I don't agree, and in most rooms have a much stronger preference for narrower controlled directivity to keep spurious reflections and extended decay shorter or at least well outside Haas.
 
I don't agree, and in most rooms have a much stronger preference for narrower controlled directivity to keep spurious reflections and extended decay shorter or at least well outside Haas.
If you have different experience when you listened in your room is fine, whatever works best.

I tried both dispersion profile and both works well if the driver is very good, but with wider dispersion driver the demand for better cone/surface material and motor is less.

I am not a fan of limited dispersions horizontally for 1000khz and up

One lesser discussed and overlooked reason is mid and mid high distortion is higher frequency than fundamental, when using more abrupt off-axis dropoff, the higher frequency distortion’s on-axis sounds is more prominent, hence less natural sounding.
 
Pardon my ignorance, but what exactly is cone/surface noise?
It is non-ideal sound produced by the cone material and geometry combination

Same motor , same cone geometry, same suspension, same equalized response still sounds different between paper cones ( thickness, fibre profile and mix, etc), even more so with differing cone material

Contributing factor:
More or less pistonic or bending in motion,

Brittle/ flexible bend transitions while on action ( eg.paper vs carbon fibre vs plastic ).

Mass, damping

Layering of composites, paper fibre types, resins, damping compound, metal ringing, cone profile, patterning and cuts/grooves, dust cap size and material.
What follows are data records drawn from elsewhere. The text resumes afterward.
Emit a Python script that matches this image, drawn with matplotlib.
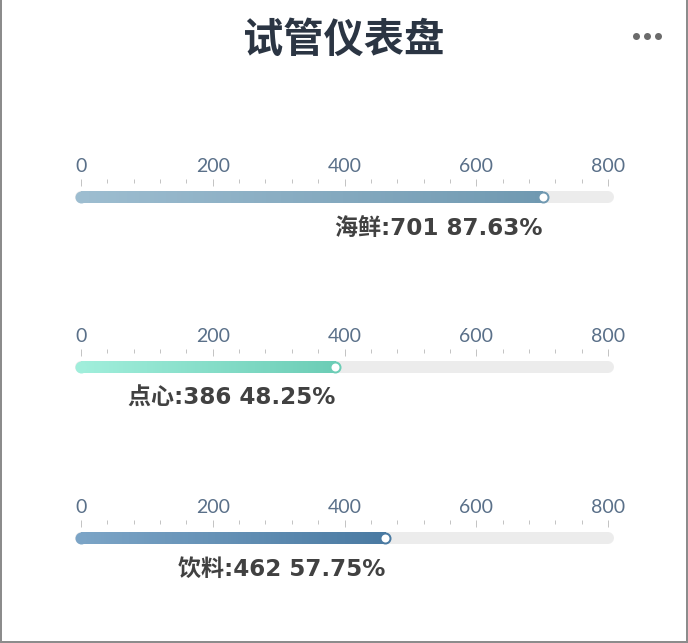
import numpy as np
import matplotlib.pyplot as plt
from matplotlib.collections import LineCollection
from matplotlib.colors import to_rgb
from matplotlib.lines import Line2D

plt.rcParams['font.family'] = ['Noto Sans CJK SC', 'DejaVu Sans']

title = "试管仪表盘"
names = ["海鲜", "点心", "饮料"]
values = [701, 386, 462]
percents = ["87.63%", "48.25%", "57.75%"]
axis_max = 800
major_ticks = [0, 200, 400, 600, 800]

# gradient start / end colours of each bar
grad = [("#9dbdd0", "#7099b1"), ("#a0eedb", "#6ccdb6"), ("#7ba4c6", "#4a7aa2")]

W, H = 688, 643
fig = plt.figure(figsize=(W / 100, H / 100), dpi=100)
fig.patch.set_facecolor("white")
PT = 0.72  # px -> pt at 100 dpi

# frame lines (left, right, bottom)
frame = fig.add_axes([0, 0, 1, 1])
frame.set_xlim(0, W); frame.set_ylim(H, 0); frame.axis("off")
frame.add_line(Line2D([1, 1], [0, H - 1], color="#8c8c8c", lw=2 * PT))
frame.add_line(Line2D([W - 1.5, W - 1.5], [0, H - 1], color="#8c8c8c", lw=2 * PT))
frame.add_line(Line2D([0, W], [H - 1.5, H - 1.5], color="#8c8c8c", lw=2 * PT))

fig.text(344 / W, 1 - 40 / H, title, ha="center", va="center",
         fontsize=29, fontweight="bold", color="#2b3543")
for dx in (636, 647, 658):
    frame.plot(dx, 36, "o", ms=7 * PT, color="#6b6b6b", mec="none")

x0, x1 = 81, 608          # pixel positions of 0 and axis_max
tick_tops = [179, 349, 520]
bar_h = 12

for i, (name, v, pct) in enumerate(zip(names, values, percents)):
    top = tick_tops[i]
    # axes: y in px units, bar center at 0, top of axes 18 px above
    ax = fig.add_axes([x0 / W, 1 - (top + 24) / H, (x1 - x0) / W, 24 / H])
    ax.set_xlim(0, axis_max)
    ax.set_ylim(-6, 18)
    for s in ax.spines.values():
        s.set_visible(False)
    ax.patch.set_alpha(0)
    ax.set_yticks([])
    ax.xaxis.tick_top()
    ax.set_xticks(major_ticks)
    ax.set_xticks(np.arange(0, axis_max + 1, 40), minor=True)
    ax.tick_params(axis="x", which="major", direction="in", length=7 * PT,
                   width=1 * PT, color="#c4c4c4", pad=4 * PT,
                   labelsize=14, labelcolor="#5a7089")
    ax.tick_params(axis="x", which="minor", direction="in", length=4 * PT,
                   width=1 * PT, color="#c4c4c4")
    for lab in ax.get_xticklabels():
        lab.set_family(["Lato", "DejaVu Sans"])

    # track
    ax.plot([0, axis_max], [0, 0], color="#ececec", lw=bar_h * PT,
            solid_capstyle="round", clip_on=False, zorder=1)
    # gradient fill
    c0, c1 = np.array(to_rgb(grad[i][0])), np.array(to_rgb(grad[i][1]))
    n = 120
    xs = np.linspace(0, v, n + 1)
    segs = [[(xs[k], 0), (xs[k + 1] + 0.5, 0)] for k in range(n)]
    cols = [c0 + (c1 - c0) * (k / (n - 1)) for k in range(n)]
    ax.add_collection(LineCollection(segs, colors=cols, linewidths=bar_h * PT,
                                     capstyle="butt", clip_on=False, zorder=2))
    ax.plot(0, 0, "o", ms=bar_h * PT, color=c0, mec="none", clip_on=False, zorder=2)
    ax.plot(v, 0, "o", ms=(bar_h - 2) * PT, mfc="white", mec=c1,
            mew=2 * PT, clip_on=False, zorder=3)

    ax.text(v, -31, f"{name}:{v} {pct}", ha="right", va="center",
            fontsize=16.6, fontweight="bold", color="#414141", clip_on=False,
            family=["DejaVu Sans", "Noto Sans CJK SC"])

fig.savefig("out.png", dpi=100, facecolor="white")
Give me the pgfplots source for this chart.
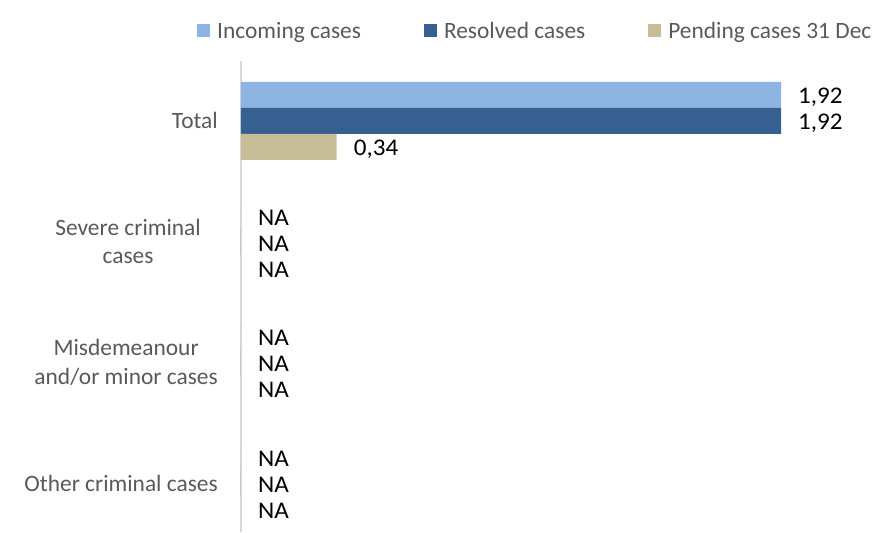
\documentclass[border=0pt]{standalone}
\usepackage{pgfplots}
\pgfplotsset{compat=1.18}
\usepackage{pgfplotstable}
\usepackage{fontspec}
\setmainfont{Carlito}
\newfontfamily\labfont[FakeStretch=1.05]{Carlito}
\definecolor{cIn}{HTML}{8EB4E3}
\definecolor{cRes}{HTML}{366092}
\definecolor{cPen}{HTML}{C4BD97}
\definecolor{txt}{HTML}{595959}
\definecolor{axl}{HTML}{D9D9D9}

\pgfplotstableread{
pos val lab
3 1.92 1,92
2 0 NA
1 0 NA
0 0 NA
}\incoming
\pgfplotstableread{
pos val lab
3 1.92 1,92
2 0 NA
1 0 NA
0 0 NA
}\resolved
\pgfplotstableread{
pos val lab
3 0.34 0,34
2 0 NA
1 0 NA
0 0 NA
}\pending

\begin{document}
\begin{tikzpicture}
\begin{axis}[
  scale only axis,
  width=648bp, height=471.4bp,
  xmin=0, xmax=2.304,
  ymin=-0.406, ymax=3.5,
  xbar, bar width=26bp,
  clip=false,
  axis x line=none,
  axis y line=left,
  y axis line style={draw=axl, line width=1.6bp, -},
  ytick={0,1,2,3},
  yticklabels={Other criminal cases, Misdemeanour\\and/or minor cases, Severe criminal\hspace*{17bp}\\cases\hspace*{17bp}, Total},
  major tick length=0,
  yticklabel style={anchor=east, inner sep=0, xshift=-23bp, align=center,
    font=\fontsize{23.5}{28.5}\selectfont, text=txt},
  point meta=explicit symbolic,
  nodes near coords,
  every node near coord/.append style={anchor=west, inner sep=0, xshift=17bp, yshift=-2bp,
    font=\labfont\fontsize{24}{26}\selectfont, text=black},
  legend columns=3,
  legend style={draw=none, fill=none, inner sep=0,
    at={(axis description cs:0,1)}, anchor=west, xshift=-44bp, yshift=29.6bp,
    font=\fontsize{23.5}{28.5}\selectfont, text=txt,
    /tikz/every even column/.append style={column sep=63bp},
    nodes={inner sep=0, outer sep=0},
  },
  legend image code/.code={\fill[#1] (0bp,-6.5bp) rectangle (13bp,6.5bp);},
  legend cell align=left,
]
\addplot[fill=cIn, draw=none, bar shift=26bp] table[x=val, y=pos, meta=lab] {\incoming};
\addplot[fill=cRes, draw=none, bar shift=0bp] table[x=val, y=pos, meta=lab] {\resolved};
\addplot[fill=cPen, draw=none, bar shift=-26bp] table[x=val, y=pos, meta=lab] {\pending};
\legend{\hspace{7bp}Incoming cases, \hspace{7bp}Resolved cases, \hspace{7bp}Pending cases 31 Dec}
\end{axis}
\path ([xshift=-241bp]current axis.south west) rectangle ([yshift=60.6bp]current axis.north east);
\end{tikzpicture}
\end{document}
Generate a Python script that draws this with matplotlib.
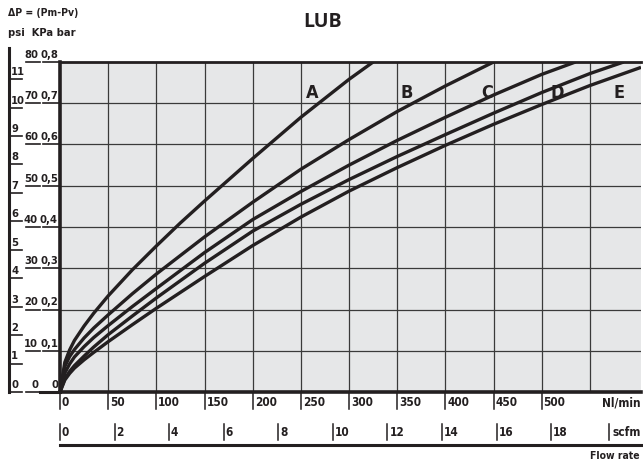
import numpy as np
import matplotlib
matplotlib.use("Agg")
import matplotlib.pyplot as plt
import matplotlib.transforms as mtransforms

# flow rate (Nl/min) and pressure drop (bar)
q_a = [0, 5, 10, 15, 25, 35, 50, 75, 100, 125, 150, 200, 250, 300, 325]
dp_a = [0, 0.072, 0.102, 0.125, 0.16, 0.191, 0.233, 0.296, 0.354, 0.41, 0.463, 0.566, 0.666, 0.758, 0.80]
q_b = [0, 5, 10, 15, 25, 35, 50, 75, 100, 150, 200, 250, 300, 350, 400, 450]
dp_b = [0, 0.062, 0.086, 0.103, 0.131, 0.155, 0.187, 0.238, 0.286, 0.376, 0.46, 0.54, 0.612, 0.68, 0.742, 0.80]
q_c = [0, 5, 10, 15, 25, 35, 50, 75, 100, 150, 200, 250, 300, 350, 400, 450, 500, 535]
dp_c = [0, 0.046, 0.068, 0.085, 0.11, 0.132, 0.161, 0.207, 0.251, 0.338, 0.418, 0.486, 0.55, 0.61, 0.666,
        0.72, 0.77, 0.80]
q_d = [0, 5, 10, 15, 25, 35, 50, 75, 100, 150, 200, 250, 300, 350, 400, 450, 500, 550, 585]
dp_d = [0, 0.032, 0.05, 0.064, 0.087, 0.109, 0.139, 0.184, 0.228, 0.312, 0.39, 0.455, 0.515, 0.571, 0.624,
        0.676, 0.726, 0.772, 0.80]
q_e = [0, 5, 10, 15, 25, 35, 50, 75, 100, 150, 200, 250, 300, 350, 400, 450, 500, 550, 603]
dp_e = [0, 0.029, 0.045, 0.058, 0.078, 0.096, 0.122, 0.163, 0.203, 0.28, 0.355, 0.424, 0.487, 0.544, 0.598,
        0.649, 0.697, 0.743, 0.787]
curve_names = ["A", "B", "C", "D", "E"]
label_x = [262, 360, 443, 516, 580]

x_ticks = [0, 50, 100, 150, 200, 250, 300, 350, 400, 450, 500]
scfm_ticks = [0, 2, 4, 6, 8, 10, 12, 14, 16, 18]
bar_ticks = [0, 0.1, 0.2, 0.3, 0.4, 0.5, 0.6, 0.7, 0.8]
bar_labels = ["0", "0,1", "0,2", "0,3", "0,4", "0,5", "0,6", "0,7", "0,8"]
kpa_labels = ["0", "10", "20", "30", "40", "50", "60", "70", "80"]
psi_ticks = list(range(0, 12))

PSI_TO_BAR = 0.0689476
SCFM_TO_NL = 28.3168

narrow = ["DejaVu Sans"]
ink = "#231f20"
lbl = dict(fontsize=8.5, fontweight="bold", family=narrow, fontstretch="condensed", color=ink)
side = dict(lbl, fontsize=8)

fig = plt.figure(figsize=(6.43, 4.65), dpi=100)
W, H = 643.0, 465.0
ax = fig.add_axes([60 / W, 1 - 392 / H, 581 / W, 330 / H])
ax.set_facecolor("#e6e7e8")
ax.set_xlim(0, 603)
ax.set_ylim(0, 0.8)

# grid
for x in x_ticks[1:] + [550]:
    ax.axvline(x, color="#3a3a3a", lw=0.9, zorder=1)
for y in bar_ticks[1:-1]:
    ax.axhline(y, color="#3a3a3a", lw=0.9, zorder=1)

series = [(q_a, dp_a), (q_b, dp_b), (q_c, dp_c), (q_d, dp_d), (q_e, dp_e)]
for (q, dp), name, lx in zip(series, curve_names, label_x):
    ax.plot(q, dp, color=ink, lw=2.4, zorder=3, solid_capstyle="butt", solid_joinstyle="round")
    ax.text(lx, 0.724, name, ha="center", va="center", fontsize=13,
            fontweight="bold", family=narrow, fontstretch="condensed", color=ink)

ax.spines["right"].set_visible(False)
ax.spines["top"].set_linewidth(2.0)
ax.spines["left"].set_linewidth(2.6)
ax.spines["bottom"].set_linewidth(2.6)
for s in ax.spines.values():
    s.set_color(ink)
ax.set_xticks([])
ax.set_yticks([])

# left scales (x in figure pixels, y in bar)
tl = mtransforms.blended_transform_factory(fig.transFigure, ax.transData)
px = lambda v: v / W
ax.plot([px(9), px(9)], [0, 0.835], transform=tl, color=ink, lw=2.2, clip_on=False)
for p in psi_ticks:
    yb = p * PSI_TO_BAR
    ax.plot([px(9), px(22)], [yb, yb], transform=tl, color=ink, lw=1.2, clip_on=False)
    ax.text(px(11), yb + 0.005, str(p), transform=tl, ha="left", va="bottom", **side)
ax.plot([px(40), px(60)], [0, 0], transform=tl, color=ink, lw=2.2, clip_on=False)
for yb, kl, bl in zip(bar_ticks, kpa_labels, bar_labels):
    ax.plot([px(26), px(40)], [yb, yb], transform=tl, color=ink, lw=1.2, clip_on=False)
    ax.plot([px(43), px(60)], [yb, yb], transform=tl, color=ink, lw=1.2, clip_on=False)
    ax.text(px(38), yb + 0.005, kl, transform=tl, ha="right", va="bottom", **side)
    ax.text(px(58), yb + 0.005, bl, transform=tl, ha="right", va="bottom", **side)

# bottom scales (x in Nl/min, y in figure pixels)
tb = mtransforms.blended_transform_factory(ax.transData, fig.transFigure)
py = lambda v: 1 - v / H
for x in x_ticks:
    ax.plot([x, x], [py(392), py(409)], transform=tb, color=ink, lw=1.1, clip_on=False)
    ax.text(x + 2, py(402), str(x), transform=tb, ha="left", va="center", **lbl)
ax.text(603, py(403), "Nl/min", transform=tb, ha="right", va="center", **lbl)
for s in scfm_ticks:
    x = s * SCFM_TO_NL
    ax.plot([x, x], [py(424), py(440)], transform=tb, color=ink, lw=1.1, clip_on=False)
    ax.text(x + 2, py(432), str(s), transform=tb, ha="left", va="center", **lbl)
ax.plot([570, 570], [py(424), py(440)], transform=tb, color=ink, lw=1.1, clip_on=False)
ax.text(603, py(432), "scfm", transform=tb, ha="right", va="center", **lbl)
ax.plot([0, 603], [py(445), py(445)], transform=tb, color=ink, lw=2.2, clip_on=False)

small = dict(lbl, fontsize=7.5)
fig.text(640 / W, py(456), "Flow rate", ha="right", va="center", **small)
fig.text(8 / W, py(13), "\u0394P = (Pm-Pv)", ha="left", va="center", **small)
fig.text(8 / W, py(33), "psi  KPa bar", ha="left", va="center", **side)
fig.text(323 / W, py(22), "LUB", ha="center", va="center", fontsize=14,
         fontweight="bold", family=["Open Sans", "DejaVu Sans"], color=ink)

fig.savefig("out.png", dpi=100)
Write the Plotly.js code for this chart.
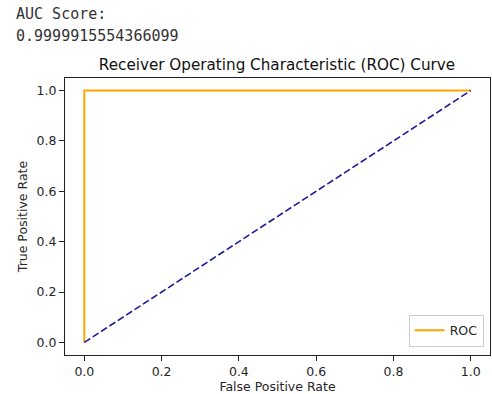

How the cone/surface is driven
(eg voice coil former driven dynamic driver vs planar vs electrostat ).
 
So a limited bandpass filler mid like in a Duelund filter type would be wrong on a time domain behavior... or VS a LR24 classic 3 ways with a larger mid?
I doubt...
Btw I didn’t mention anything about filter time domain response.

Unless using digital filter with phase adjustment, all filter is wrong in time domain response, but in practice it can be less significant factor to achieve optimized final sound, depending on the frequency range it’s applied and dispersion.